I feel like a baller. Is Skyy vodka raw? I’m gonna say yes.

#3- This picture of a chinchilla at the pet store near me:

LOOK AT HOW HE’S HOLDING THAT PIECE OF FOOD. Chinchillas have thumbs. DID YOU KNOW THAT? I made this picture my phone background so I’m calmed every time I look at my phone. I’m pretty sure the guy who sits next to me at work thinks I’m crazy because of how often I look at this picture.

#4- Planning to break my diet: On February 14, I will break all of my diets. I’ll be sitting at my desk, answering the phone, and, in between frantic calls, stuffing my face with every single type of food I love. Oh yes, I will eat lots and lots of Laut’s drunken noodles.

#5- Focusing on the good things: Sure, I have cried at work twice this week AND someone took my fucking carrots (why, why did you take my carrots, unknown coworker?!) but I’ve also had some good things happen. Today I went to the liquor store with the bright pink sign, the 1 train got to the station 30 seconds after I swiped in and I saw some little kids fighting each other with really big sticks while their moms were getting their hair done at an awesome barber shop.

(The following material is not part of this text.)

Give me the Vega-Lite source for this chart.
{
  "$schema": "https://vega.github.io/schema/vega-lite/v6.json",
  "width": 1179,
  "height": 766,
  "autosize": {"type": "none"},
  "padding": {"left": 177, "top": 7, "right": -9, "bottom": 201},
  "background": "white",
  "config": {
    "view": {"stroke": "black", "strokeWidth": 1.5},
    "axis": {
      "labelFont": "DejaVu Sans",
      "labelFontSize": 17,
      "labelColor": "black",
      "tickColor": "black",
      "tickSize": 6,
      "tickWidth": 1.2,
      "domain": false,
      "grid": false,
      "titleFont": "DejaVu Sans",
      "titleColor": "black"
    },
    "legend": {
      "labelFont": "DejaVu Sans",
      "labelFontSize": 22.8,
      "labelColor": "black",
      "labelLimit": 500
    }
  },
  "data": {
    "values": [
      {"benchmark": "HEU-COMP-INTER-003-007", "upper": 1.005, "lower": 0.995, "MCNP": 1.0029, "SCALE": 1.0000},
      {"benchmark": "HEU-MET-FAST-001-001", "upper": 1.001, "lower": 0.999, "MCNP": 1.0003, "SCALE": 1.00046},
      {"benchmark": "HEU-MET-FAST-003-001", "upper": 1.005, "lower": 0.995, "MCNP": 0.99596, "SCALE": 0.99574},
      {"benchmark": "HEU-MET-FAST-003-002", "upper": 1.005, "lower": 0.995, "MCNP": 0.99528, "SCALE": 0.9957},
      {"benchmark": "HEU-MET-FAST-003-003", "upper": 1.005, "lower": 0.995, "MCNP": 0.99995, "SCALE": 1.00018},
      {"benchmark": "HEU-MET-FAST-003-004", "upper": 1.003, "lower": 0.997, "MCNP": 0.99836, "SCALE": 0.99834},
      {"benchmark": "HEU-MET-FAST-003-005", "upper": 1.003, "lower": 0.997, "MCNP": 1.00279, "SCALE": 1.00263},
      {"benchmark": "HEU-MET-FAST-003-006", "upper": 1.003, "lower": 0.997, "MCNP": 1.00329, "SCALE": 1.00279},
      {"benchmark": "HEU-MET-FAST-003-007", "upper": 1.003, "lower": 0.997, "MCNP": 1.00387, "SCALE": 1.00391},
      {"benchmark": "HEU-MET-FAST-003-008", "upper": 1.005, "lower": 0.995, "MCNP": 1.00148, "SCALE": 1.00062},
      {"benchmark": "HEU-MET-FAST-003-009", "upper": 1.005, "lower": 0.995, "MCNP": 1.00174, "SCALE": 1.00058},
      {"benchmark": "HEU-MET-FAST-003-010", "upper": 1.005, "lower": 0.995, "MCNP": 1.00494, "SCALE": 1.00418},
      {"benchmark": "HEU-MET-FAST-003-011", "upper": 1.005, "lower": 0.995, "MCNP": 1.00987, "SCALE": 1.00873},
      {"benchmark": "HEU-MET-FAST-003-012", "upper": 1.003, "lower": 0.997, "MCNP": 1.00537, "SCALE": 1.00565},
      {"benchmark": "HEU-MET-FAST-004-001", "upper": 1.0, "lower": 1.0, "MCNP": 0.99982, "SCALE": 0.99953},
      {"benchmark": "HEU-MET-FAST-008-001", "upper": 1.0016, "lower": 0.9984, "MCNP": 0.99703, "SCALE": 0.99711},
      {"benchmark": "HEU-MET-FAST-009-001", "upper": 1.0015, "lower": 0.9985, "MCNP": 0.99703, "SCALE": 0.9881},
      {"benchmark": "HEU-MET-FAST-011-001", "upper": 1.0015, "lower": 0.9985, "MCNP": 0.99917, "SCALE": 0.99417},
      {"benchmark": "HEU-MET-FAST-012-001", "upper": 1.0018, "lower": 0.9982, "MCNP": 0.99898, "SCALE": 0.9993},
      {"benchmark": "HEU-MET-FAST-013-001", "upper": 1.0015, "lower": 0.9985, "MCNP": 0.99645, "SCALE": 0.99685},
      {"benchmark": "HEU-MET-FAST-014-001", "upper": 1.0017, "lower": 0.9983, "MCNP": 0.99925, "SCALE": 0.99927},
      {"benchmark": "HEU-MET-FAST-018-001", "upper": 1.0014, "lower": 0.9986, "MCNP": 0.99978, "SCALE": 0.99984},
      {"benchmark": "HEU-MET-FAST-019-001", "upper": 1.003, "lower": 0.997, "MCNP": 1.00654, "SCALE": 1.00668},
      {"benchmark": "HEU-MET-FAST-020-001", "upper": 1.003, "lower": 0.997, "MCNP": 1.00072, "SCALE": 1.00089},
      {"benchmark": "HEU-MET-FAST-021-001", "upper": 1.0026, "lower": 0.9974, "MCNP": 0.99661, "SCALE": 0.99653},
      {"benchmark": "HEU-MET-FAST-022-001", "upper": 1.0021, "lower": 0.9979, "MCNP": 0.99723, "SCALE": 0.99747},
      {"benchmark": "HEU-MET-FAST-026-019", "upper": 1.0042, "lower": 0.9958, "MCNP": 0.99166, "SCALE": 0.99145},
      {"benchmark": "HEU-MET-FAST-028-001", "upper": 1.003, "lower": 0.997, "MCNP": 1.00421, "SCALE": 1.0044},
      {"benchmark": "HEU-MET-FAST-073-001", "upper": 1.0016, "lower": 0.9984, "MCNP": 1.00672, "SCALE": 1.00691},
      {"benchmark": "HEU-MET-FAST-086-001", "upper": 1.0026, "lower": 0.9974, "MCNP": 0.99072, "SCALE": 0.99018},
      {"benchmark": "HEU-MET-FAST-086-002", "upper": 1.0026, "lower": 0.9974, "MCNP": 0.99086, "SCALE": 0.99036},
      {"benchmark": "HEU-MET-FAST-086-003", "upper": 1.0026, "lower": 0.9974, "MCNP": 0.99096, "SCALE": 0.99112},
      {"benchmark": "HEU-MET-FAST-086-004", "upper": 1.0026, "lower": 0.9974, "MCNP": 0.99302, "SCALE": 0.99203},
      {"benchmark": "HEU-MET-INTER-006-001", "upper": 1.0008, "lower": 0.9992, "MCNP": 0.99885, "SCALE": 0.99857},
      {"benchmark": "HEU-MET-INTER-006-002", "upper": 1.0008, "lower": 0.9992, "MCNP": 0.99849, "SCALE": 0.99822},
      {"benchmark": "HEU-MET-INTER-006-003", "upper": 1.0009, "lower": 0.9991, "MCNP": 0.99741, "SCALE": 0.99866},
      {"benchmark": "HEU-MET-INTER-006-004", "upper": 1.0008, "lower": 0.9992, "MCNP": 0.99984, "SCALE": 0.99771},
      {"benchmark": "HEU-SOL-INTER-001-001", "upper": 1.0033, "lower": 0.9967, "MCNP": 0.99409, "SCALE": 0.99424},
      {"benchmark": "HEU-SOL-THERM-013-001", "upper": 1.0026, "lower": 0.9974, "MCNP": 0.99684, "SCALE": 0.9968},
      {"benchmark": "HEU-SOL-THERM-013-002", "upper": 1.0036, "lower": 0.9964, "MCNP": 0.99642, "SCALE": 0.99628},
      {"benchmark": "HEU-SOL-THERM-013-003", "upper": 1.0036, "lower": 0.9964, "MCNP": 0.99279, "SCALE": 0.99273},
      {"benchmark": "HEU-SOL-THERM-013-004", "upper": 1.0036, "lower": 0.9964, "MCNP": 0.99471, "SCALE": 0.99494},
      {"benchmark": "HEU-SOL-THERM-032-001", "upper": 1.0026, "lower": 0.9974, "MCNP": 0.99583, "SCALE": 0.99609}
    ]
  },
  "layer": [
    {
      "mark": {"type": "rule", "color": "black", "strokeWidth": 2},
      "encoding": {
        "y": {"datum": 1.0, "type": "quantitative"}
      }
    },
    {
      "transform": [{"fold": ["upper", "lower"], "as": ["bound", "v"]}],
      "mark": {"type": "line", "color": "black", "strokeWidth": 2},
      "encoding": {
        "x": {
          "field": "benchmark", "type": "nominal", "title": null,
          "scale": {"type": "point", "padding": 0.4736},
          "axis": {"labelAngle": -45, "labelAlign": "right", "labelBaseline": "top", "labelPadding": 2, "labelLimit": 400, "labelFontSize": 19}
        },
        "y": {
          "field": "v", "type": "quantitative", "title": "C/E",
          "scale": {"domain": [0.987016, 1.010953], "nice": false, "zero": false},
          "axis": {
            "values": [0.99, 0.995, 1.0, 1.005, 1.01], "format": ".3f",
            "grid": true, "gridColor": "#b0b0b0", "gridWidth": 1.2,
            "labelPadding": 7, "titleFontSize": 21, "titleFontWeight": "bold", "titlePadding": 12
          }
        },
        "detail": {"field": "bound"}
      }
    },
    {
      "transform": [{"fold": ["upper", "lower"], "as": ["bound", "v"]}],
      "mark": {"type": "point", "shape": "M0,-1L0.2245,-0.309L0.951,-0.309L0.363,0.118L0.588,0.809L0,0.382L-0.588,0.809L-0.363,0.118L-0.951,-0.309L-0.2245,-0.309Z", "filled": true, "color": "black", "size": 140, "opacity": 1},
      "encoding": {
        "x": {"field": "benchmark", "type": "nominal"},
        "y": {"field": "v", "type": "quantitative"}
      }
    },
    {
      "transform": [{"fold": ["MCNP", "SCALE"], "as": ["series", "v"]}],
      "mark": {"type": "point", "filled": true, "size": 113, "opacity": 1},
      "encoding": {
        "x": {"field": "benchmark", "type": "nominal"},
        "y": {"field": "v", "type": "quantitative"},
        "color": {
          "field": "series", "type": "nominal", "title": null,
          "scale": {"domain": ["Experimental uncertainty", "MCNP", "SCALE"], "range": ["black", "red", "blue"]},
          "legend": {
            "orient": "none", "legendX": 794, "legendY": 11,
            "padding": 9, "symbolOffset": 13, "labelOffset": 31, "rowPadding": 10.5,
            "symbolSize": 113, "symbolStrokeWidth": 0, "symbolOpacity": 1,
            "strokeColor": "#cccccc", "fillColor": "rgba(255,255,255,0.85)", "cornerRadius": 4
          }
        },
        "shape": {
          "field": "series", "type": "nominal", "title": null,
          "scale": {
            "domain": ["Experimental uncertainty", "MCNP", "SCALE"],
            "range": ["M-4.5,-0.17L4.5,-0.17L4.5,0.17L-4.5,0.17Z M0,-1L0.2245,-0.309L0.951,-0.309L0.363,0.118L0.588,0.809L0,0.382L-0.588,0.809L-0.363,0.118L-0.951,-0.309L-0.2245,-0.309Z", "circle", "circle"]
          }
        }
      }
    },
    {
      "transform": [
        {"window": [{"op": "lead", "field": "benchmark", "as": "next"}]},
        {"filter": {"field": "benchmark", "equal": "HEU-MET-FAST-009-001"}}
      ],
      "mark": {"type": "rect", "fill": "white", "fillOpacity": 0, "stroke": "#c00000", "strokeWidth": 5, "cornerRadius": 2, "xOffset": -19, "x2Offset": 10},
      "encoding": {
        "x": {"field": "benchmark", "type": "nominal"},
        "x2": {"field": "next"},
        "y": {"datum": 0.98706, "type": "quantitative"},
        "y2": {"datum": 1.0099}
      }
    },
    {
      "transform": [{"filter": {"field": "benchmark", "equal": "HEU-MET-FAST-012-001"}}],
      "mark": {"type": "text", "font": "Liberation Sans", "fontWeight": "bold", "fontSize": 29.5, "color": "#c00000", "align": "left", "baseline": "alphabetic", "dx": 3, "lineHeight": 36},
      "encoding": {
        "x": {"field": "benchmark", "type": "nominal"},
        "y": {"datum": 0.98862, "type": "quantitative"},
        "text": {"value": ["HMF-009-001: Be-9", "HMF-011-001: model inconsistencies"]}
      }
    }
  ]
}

I’m interested to know if any of you have any Valentine’s Day anecdotes. As Angela always says, “You have a fucked up story? I want to hear your fucked up story!” So, please, tell me your fucked up story about the most romantic day of the year. OR, possibly better, if you have a piece of advice for getting through, a job you think is more stressful, or a type of food I should eat (or diet I should try) let me know.

Also, if you know who ate my carrots… I’m taking names. If you see something, say something.

Best of luck to all who are trying to avoid cupid.